Progression monitoring and management:

Understanding expectations while working in a team is important to me. To achieve our goals as a team I like to set expectations clearly. I discuss expectations with my team members on a biweekly basis. I also like to check-in regularly so we can quickly discuss a plan of action together, particularly around certain experiments and technical trouble-shooting. Every day or so, I like to come in to the laboratory and have a quick, one-on-one chat about what my team members are doing.

Communication:

My team uses a WhatsApp group chat to communicate during the week (and weekends, where necessary). I expect my team members to keep up with my communications and reply to e-mails within normal working hours.  
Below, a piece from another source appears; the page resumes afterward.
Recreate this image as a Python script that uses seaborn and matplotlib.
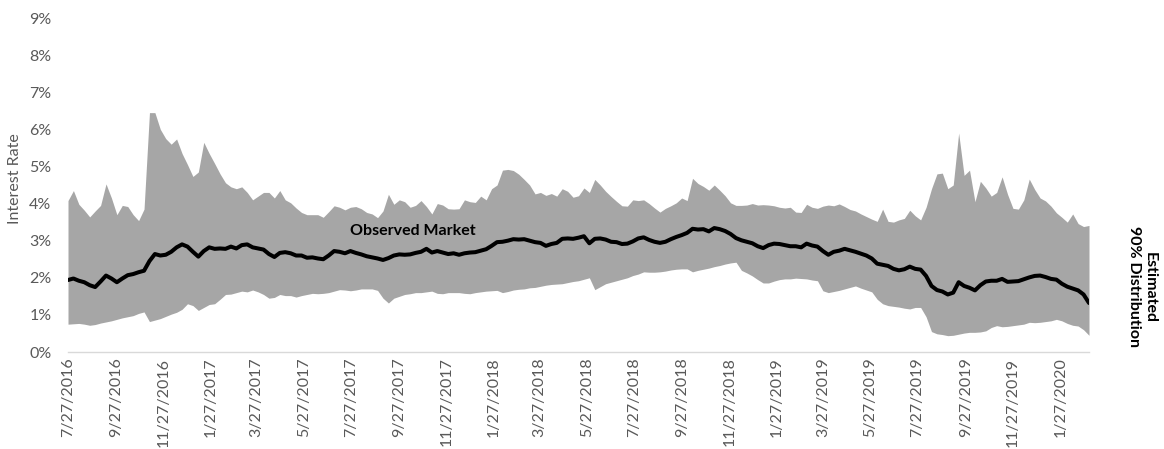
import numpy as np
import pandas as pd
import matplotlib
matplotlib.use("Agg")
import matplotlib.pyplot as plt
import seaborn as sns

# ---- data (weekly samples, percent) ----
start_date = "2016-07-27"
upper_pct = [
    4.08, 4.35, 3.98, 3.82, 3.64, 3.8, 3.95, 4.53, 4.15, 3.7, 3.95, 3.92, 3.7, 3.54, 3.85, 6.45, 6.45, 6.0, 5.75, 5.6, 5.74, 5.35, 5.05, 4.73, 4.85, 5.65, 5.35,
    5.08, 4.8, 4.56, 4.45, 4.4, 4.45, 4.3, 4.1, 4.2, 4.3, 4.3, 4.15, 4.35, 4.1, 4.02, 3.88, 3.76, 3.7, 3.7, 3.7, 3.63, 3.78, 3.94, 3.9, 3.83, 3.9,
    3.92, 3.86, 3.76, 3.72, 3.62, 3.8, 4.25, 3.98, 4.1, 4.05, 3.9, 3.95, 4.08, 3.92, 3.72, 4.0, 3.96, 3.86, 3.85, 3.86, 4.1, 4.05, 4.03, 4.2, 4.1, 4.4, 4.5,
    4.9, 4.92, 4.89, 4.79, 4.65, 4.5, 4.26, 4.3, 4.22, 4.27, 4.2, 4.4, 4.33, 4.17, 4.21, 4.42, 4.3, 4.65, 4.5, 4.33, 4.19, 4.06, 3.94, 3.93, 4.1, 4.08, 4.1,
    4.0, 3.88, 3.77, 3.87, 3.94, 4.02, 4.15, 4.08, 4.68, 4.54, 4.46, 4.36, 4.5, 4.36, 4.21, 4.02, 3.95, 3.95, 3.96, 4.0, 3.96, 3.97, 3.96, 3.94, 3.9, 3.88, 3.9,
    3.77, 3.76, 3.98, 3.9, 3.87, 3.93, 3.96, 3.94, 3.99, 3.92, 3.84, 3.8, 3.72, 3.65, 3.58, 3.52, 3.85, 3.52, 3.5, 3.56, 3.6, 3.82, 3.67, 3.56, 3.9, 4.4,
    4.8, 4.82, 4.4, 4.5, 5.9, 4.76, 4.9, 4.05, 4.6, 4.42, 4.2, 4.3, 4.72, 4.25, 3.87, 3.85, 4.1, 4.66, 4.38, 4.15, 4.07, 3.93, 3.75, 3.63, 3.5, 3.72, 3.46, 3.38, 3.41,
]
lower_pct = [
    0.75, 0.76, 0.77, 0.75, 0.72, 0.74, 0.78, 0.81, 0.84, 0.88, 0.92, 0.95, 0.98, 1.04, 1.08, 0.82, 0.86, 0.9, 0.96, 1.02, 1.07, 1.15, 1.3, 1.25, 1.12, 1.2, 1.28,
    1.3, 1.42, 1.55, 1.56, 1.6, 1.64, 1.62, 1.67, 1.62, 1.55, 1.45, 1.47, 1.55, 1.52, 1.52, 1.48, 1.52, 1.55, 1.58, 1.57, 1.58, 1.6, 1.64, 1.68, 1.67, 1.65,
    1.67, 1.7, 1.7, 1.7, 1.66, 1.45, 1.32, 1.45, 1.5, 1.55, 1.57, 1.6, 1.6, 1.62, 1.64, 1.58, 1.57, 1.6, 1.6, 1.6, 1.58, 1.57, 1.6, 1.62, 1.64, 1.65, 1.66,
    1.6, 1.63, 1.67, 1.69, 1.7, 1.73, 1.74, 1.77, 1.8, 1.82, 1.83, 1.84, 1.87, 1.9, 1.92, 1.96, 2.0, 1.68, 1.76, 1.84, 1.88, 1.92, 1.96, 2.0, 2.06, 2.1, 2.16,
    2.15, 2.15, 2.16, 2.18, 2.21, 2.23, 2.24, 2.24, 2.16, 2.2, 2.23, 2.26, 2.3, 2.33, 2.37, 2.4, 2.42, 2.2, 2.13, 2.05, 1.95, 1.86, 1.86, 1.91, 1.95, 1.97, 1.97,
    1.99, 1.98, 1.97, 1.94, 1.92, 1.65, 1.6, 1.63, 1.66, 1.7, 1.74, 1.78, 1.72, 1.67, 1.62, 1.42, 1.3, 1.25, 1.23, 1.21, 1.18, 1.16, 1.2, 1.2, 0.95, 0.55,
    0.49, 0.47, 0.44, 0.45, 0.48, 0.51, 0.53, 0.53, 0.54, 0.57, 0.66, 0.71, 0.68, 0.69, 0.71, 0.73, 0.75, 0.8, 0.79, 0.8, 0.82, 0.84, 0.88, 0.84, 0.77, 0.72, 0.7, 0.6, 0.45,
]
observed_pct = [
    1.94, 1.98, 1.92, 1.88, 1.8, 1.75, 1.9, 2.06, 1.98, 1.88, 1.98, 2.07, 2.1, 2.15, 2.19, 2.45, 2.64, 2.6, 2.62, 2.7, 2.82, 2.9, 2.84, 2.7, 2.57, 2.72, 2.82,
    2.78, 2.79, 2.78, 2.84, 2.79, 2.88, 2.9, 2.82, 2.79, 2.76, 2.64, 2.56, 2.67, 2.69, 2.66, 2.6, 2.6, 2.54, 2.55, 2.52, 2.5, 2.6, 2.72, 2.7, 2.66, 2.72,
    2.67, 2.63, 2.58, 2.55, 2.52, 2.48, 2.53, 2.6, 2.63, 2.62, 2.63, 2.67, 2.7, 2.78, 2.68, 2.72, 2.68, 2.64, 2.66, 2.62, 2.66, 2.68, 2.69, 2.73, 2.77, 2.86, 2.96,
    2.97, 3.0, 3.04, 3.03, 3.04, 3.0, 2.96, 2.94, 2.86, 2.91, 2.94, 3.05, 3.06, 3.05, 3.08, 3.12, 2.93, 3.05, 3.06, 3.03, 2.97, 2.96, 2.91, 2.92, 2.98, 3.06, 3.09,
    3.02, 2.97, 2.94, 2.97, 3.04, 3.1, 3.15, 3.21, 3.32, 3.3, 3.31, 3.25, 3.34, 3.31, 3.26, 3.18, 3.07, 3.01, 2.97, 2.93, 2.85, 2.8, 2.88, 2.92, 2.91, 2.88, 2.85,
    2.85, 2.82, 2.92, 2.87, 2.84, 2.72, 2.62, 2.7, 2.73, 2.78, 2.74, 2.7, 2.65, 2.6, 2.52, 2.38, 2.35, 2.32, 2.24, 2.2, 2.23, 2.3, 2.24, 2.22, 2.05, 1.78,
    1.67, 1.63, 1.55, 1.6, 1.88, 1.78, 1.73, 1.66, 1.8, 1.9, 1.92, 1.92, 1.97, 1.89, 1.9, 1.91, 1.96, 2.01, 2.05, 2.06, 2.02, 1.97, 1.95, 1.84, 1.76, 1.71, 1.66, 1.55, 1.32,
]
y_ticks = [0, 1, 2, 3, 4, 5, 6, 7, 8, 9]
tick_start = "2016-07-27"
tick_end = "2020-01-27"

dates = pd.date_range(start_date, periods=len(observed_pct), freq="7D")
df = pd.DataFrame({"date": dates, "upper": upper_pct, "lower": lower_pct, "observed": observed_pct})

sns.set_style("white")
plt.rcParams["font.family"] = ["Lato", "DejaVu Sans"]

fig = plt.figure(figsize=(11.64, 4.49), dpi=100)
ax = fig.add_axes([68 / 1164, 97 / 449, (1089 - 68) / 1164, (431 - 97) / 449])

ax.fill_between(df["date"], df["lower"], df["upper"], color="#a6a6a6", linewidth=0, zorder=1)
sns.lineplot(data=df, x="date", y="observed", ax=ax, color="black", linewidth=2.9, zorder=3)

ax.set_xlim(df["date"].iloc[0], df["date"].iloc[-1])
ax.set_ylim(0, 9)
ax.set_yticks(y_ticks)
ax.set_yticklabels([f"{t}%" for t in y_ticks], color="#595959", fontsize=11.5)

ticks = []
d = pd.Timestamp(tick_start)
while d <= pd.Timestamp(tick_end):
    ticks.append(d)
    d = d + pd.DateOffset(months=2)
ax.set_xticks(ticks)
ax.set_xticklabels([f"{t.month}/{t.day}/{t.year}" for t in ticks], rotation=90,
                   color="#595959", fontsize=11.5)
ax.tick_params(axis="x", length=0, pad=4)
ax.tick_params(axis="y", length=0, pad=12)

for s in ["top", "right", "left"]:
    ax.spines[s].set_visible(False)
ax.spines["bottom"].set_color("#d9d9d9")
ax.spines["bottom"].set_linewidth(1.0)
ax.set_xlabel("")
ax.set_ylabel("Interest Rate", color="#595959", fontsize=11.5, labelpad=4)
ax.yaxis.set_label_coords(-0.045, 0.52)

ax.text(pd.Timestamp("2017-10-15"), 3.25, "Observed Market", fontsize=11.5,
        fontweight="bold", ha="center", va="center", color="black", zorder=4)

fig.text(1142 / 1164, 1 - 287 / 449, "Estimated\n90% Distribution", rotation=270,
         ha="center", va="center", multialignment="center", fontsize=11.5,
         fontweight="bold", color="black")

fig.savefig("out.png", dpi=100)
As a supervisor, it is important to me to know your thoughts, feelings and concerns around your project. Research can be stressful and create anxiety; I recognize the need for work/life balance and the importance of mental health. It is important to me that my team members communicate their concerns, so we can find ways to ensure work is less stressful.

How often do your PhD students see you in a timetabled group meeting?

 At least once per fortnight

In year 1 of PhD study, how often do your PhD students have a scheduled >30 minute 1:1 meeting with you?

At least once per week

In year 2 of PhD study, how often do your PhD students have a scheduled >30 minute 1:1 meeting with you?

 At least once per fortnight

In year 3 of PhD study, how often do your PhD students have a scheduled >30 minute 1:1 meeting with you?

At least once per fortnight

What form do your 1:1 meetings with PhD students take?

A mixture of face-to-face or via video chat or telephone.

Open door policy?

Yes, I am usually contactable for an instant response (if required) on every working day.

My expectation of PhD student working patterns?

The timing of work in my laboratory is mostly flexible, and other than attending pre-arranged meetings, I expect students and postdocs to manage their own time, be productive and work consistently towards defined goals and expectations. I am happy to support students and postdocs with time management and project planning.

Notice for feedback (e.g. on reports, manuscript drafts, thesis chapters)?

In most cases, depending on my schedule, I need at least 1 week’s notice to provide feedback on written work of up to 5000 words.